**What to do:** Write out the listing below again, precisely as it is given.

**Data block:**

---

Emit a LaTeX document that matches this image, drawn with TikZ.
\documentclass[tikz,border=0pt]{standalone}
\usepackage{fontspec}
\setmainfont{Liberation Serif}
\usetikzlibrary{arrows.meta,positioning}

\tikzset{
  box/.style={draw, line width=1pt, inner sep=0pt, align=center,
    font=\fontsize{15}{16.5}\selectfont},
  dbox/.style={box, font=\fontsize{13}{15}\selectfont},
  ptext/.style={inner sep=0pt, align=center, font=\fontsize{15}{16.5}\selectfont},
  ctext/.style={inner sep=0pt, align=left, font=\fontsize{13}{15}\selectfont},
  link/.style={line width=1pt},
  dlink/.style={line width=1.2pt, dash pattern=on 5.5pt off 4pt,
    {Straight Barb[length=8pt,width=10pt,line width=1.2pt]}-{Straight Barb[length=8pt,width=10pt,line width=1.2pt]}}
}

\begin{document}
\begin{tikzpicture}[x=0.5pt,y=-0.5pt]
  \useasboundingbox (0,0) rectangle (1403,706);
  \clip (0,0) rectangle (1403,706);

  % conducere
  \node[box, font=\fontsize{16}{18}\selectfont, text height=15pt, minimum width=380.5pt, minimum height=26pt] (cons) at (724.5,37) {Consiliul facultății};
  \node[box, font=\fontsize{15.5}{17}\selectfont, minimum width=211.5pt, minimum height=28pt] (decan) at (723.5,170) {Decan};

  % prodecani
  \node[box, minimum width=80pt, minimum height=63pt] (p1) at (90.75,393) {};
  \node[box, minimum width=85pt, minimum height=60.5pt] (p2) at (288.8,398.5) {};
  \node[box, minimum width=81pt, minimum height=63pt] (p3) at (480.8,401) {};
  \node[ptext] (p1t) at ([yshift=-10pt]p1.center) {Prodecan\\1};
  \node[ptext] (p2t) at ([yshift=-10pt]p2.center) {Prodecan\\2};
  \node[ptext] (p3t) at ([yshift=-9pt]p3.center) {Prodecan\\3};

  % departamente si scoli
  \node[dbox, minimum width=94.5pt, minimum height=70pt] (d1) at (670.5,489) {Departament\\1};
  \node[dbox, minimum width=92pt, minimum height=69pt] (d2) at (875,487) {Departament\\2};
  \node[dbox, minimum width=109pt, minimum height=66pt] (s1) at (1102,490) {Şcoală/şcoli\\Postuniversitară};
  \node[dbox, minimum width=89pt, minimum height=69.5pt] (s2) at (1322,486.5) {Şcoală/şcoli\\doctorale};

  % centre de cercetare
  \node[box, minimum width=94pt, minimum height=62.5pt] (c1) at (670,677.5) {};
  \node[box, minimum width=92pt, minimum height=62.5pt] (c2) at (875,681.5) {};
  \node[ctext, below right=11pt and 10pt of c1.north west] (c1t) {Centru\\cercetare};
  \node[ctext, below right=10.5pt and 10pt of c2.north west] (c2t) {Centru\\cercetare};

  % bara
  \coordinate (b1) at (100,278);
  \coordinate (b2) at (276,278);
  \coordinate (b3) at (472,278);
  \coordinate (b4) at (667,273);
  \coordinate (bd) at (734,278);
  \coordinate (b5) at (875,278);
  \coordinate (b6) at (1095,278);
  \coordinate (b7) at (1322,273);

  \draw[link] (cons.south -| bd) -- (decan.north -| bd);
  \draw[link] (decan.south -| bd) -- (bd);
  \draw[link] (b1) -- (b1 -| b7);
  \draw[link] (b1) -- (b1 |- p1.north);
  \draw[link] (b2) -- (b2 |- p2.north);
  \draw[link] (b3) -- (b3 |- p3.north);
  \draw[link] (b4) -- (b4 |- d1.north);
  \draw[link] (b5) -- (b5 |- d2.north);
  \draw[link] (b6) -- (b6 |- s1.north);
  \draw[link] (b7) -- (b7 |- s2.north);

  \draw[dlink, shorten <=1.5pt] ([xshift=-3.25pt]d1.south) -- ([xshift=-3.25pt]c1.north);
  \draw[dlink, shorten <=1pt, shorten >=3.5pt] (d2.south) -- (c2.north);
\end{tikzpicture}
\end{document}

---

**Complete response:**
Emit a LaTeX document that matches this image, drawn with TikZ.
\documentclass[tikz,border=0pt]{standalone}
\usepackage{fontspec}
\setmainfont{Liberation Serif}
\usetikzlibrary{arrows.meta,positioning}

\tikzset{
  box/.style={draw, line width=1pt, inner sep=0pt, align=center,
    font=\fontsize{15}{16.5}\selectfont},
  dbox/.style={box, font=\fontsize{13}{15}\selectfont},
  ptext/.style={inner sep=0pt, align=center, font=\fontsize{15}{16.5}\selectfont},
  ctext/.style={inner sep=0pt, align=left, font=\fontsize{13}{15}\selectfont},
  link/.style={line width=1pt},
  dlink/.style={line width=1.2pt, dash pattern=on 5.5pt off 4pt,
    {Straight Barb[length=8pt,width=10pt,line width=1.2pt]}-{Straight Barb[length=8pt,width=10pt,line width=1.2pt]}}
}

\begin{document}
\begin{tikzpicture}[x=0.5pt,y=-0.5pt]
  \useasboundingbox (0,0) rectangle (1403,706);
  \clip (0,0) rectangle (1403,706);

  % conducere
  \node[box, font=\fontsize{16}{18}\selectfont, text height=15pt, minimum width=380.5pt, minimum height=26pt] (cons) at (724.5,37) {Consiliul facultății};
  \node[box, font=\fontsize{15.5}{17}\selectfont, minimum width=211.5pt, minimum height=28pt] (decan) at (723.5,170) {Decan};

  % prodecani
  \node[box, minimum width=80pt, minimum height=63pt] (p1) at (90.75,393) {};
  \node[box, minimum width=85pt, minimum height=60.5pt] (p2) at (288.8,398.5) {};
  \node[box, minimum width=81pt, minimum height=63pt] (p3) at (480.8,401) {};
  \node[ptext] (p1t) at ([yshift=-10pt]p1.center) {Prodecan\\1};
  \node[ptext] (p2t) at ([yshift=-10pt]p2.center) {Prodecan\\2};
  \node[ptext] (p3t) at ([yshift=-9pt]p3.center) {Prodecan\\3};

  % departamente si scoli
  \node[dbox, minimum width=94.5pt, minimum height=70pt] (d1) at (670.5,489) {Departament\\1};
  \node[dbox, minimum width=92pt, minimum height=69pt] (d2) at (875,487) {Departament\\2};
  \node[dbox, minimum width=109pt, minimum height=66pt] (s1) at (1102,490) {Şcoală/şcoli\\Postuniversitară};
  \node[dbox, minimum width=89pt, minimum height=69.5pt] (s2) at (1322,486.5) {Şcoală/şcoli\\doctorale};

  % centre de cercetare
  \node[box, minimum width=94pt, minimum height=62.5pt] (c1) at (670,677.5) {};
  \node[box, minimum width=92pt, minimum height=62.5pt] (c2) at (875,681.5) {};
  \node[ctext, below right=11pt and 10pt of c1.north west] (c1t) {Centru\\cercetare};
  \node[ctext, below right=10.5pt and 10pt of c2.north west] (c2t) {Centru\\cercetare};

  % bara
  \coordinate (b1) at (100,278);
  \coordinate (b2) at (276,278);
  \coordinate (b3) at (472,278);
  \coordinate (b4) at (667,273);
  \coordinate (bd) at (734,278);
  \coordinate (b5) at (875,278);
  \coordinate (b6) at (1095,278);
  \coordinate (b7) at (1322,273);

  \draw[link] (cons.south -| bd) -- (decan.north -| bd);
  \draw[link] (decan.south -| bd) -- (bd);
  \draw[link] (b1) -- (b1 -| b7);
  \draw[link] (b1) -- (b1 |- p1.north);
  \draw[link] (b2) -- (b2 |- p2.north);
  \draw[link] (b3) -- (b3 |- p3.north);
  \draw[link] (b4) -- (b4 |- d1.north);
  \draw[link] (b5) -- (b5 |- d2.north);
  \draw[link] (b6) -- (b6 |- s1.north);
  \draw[link] (b7) -- (b7 |- s2.north);

  \draw[dlink, shorten <=1.5pt] ([xshift=-3.25pt]d1.south) -- ([xshift=-3.25pt]c1.north);
  \draw[dlink, shorten <=1pt, shorten >=3.5pt] (d2.south) -- (c2.north);
\end{tikzpicture}
\end{document}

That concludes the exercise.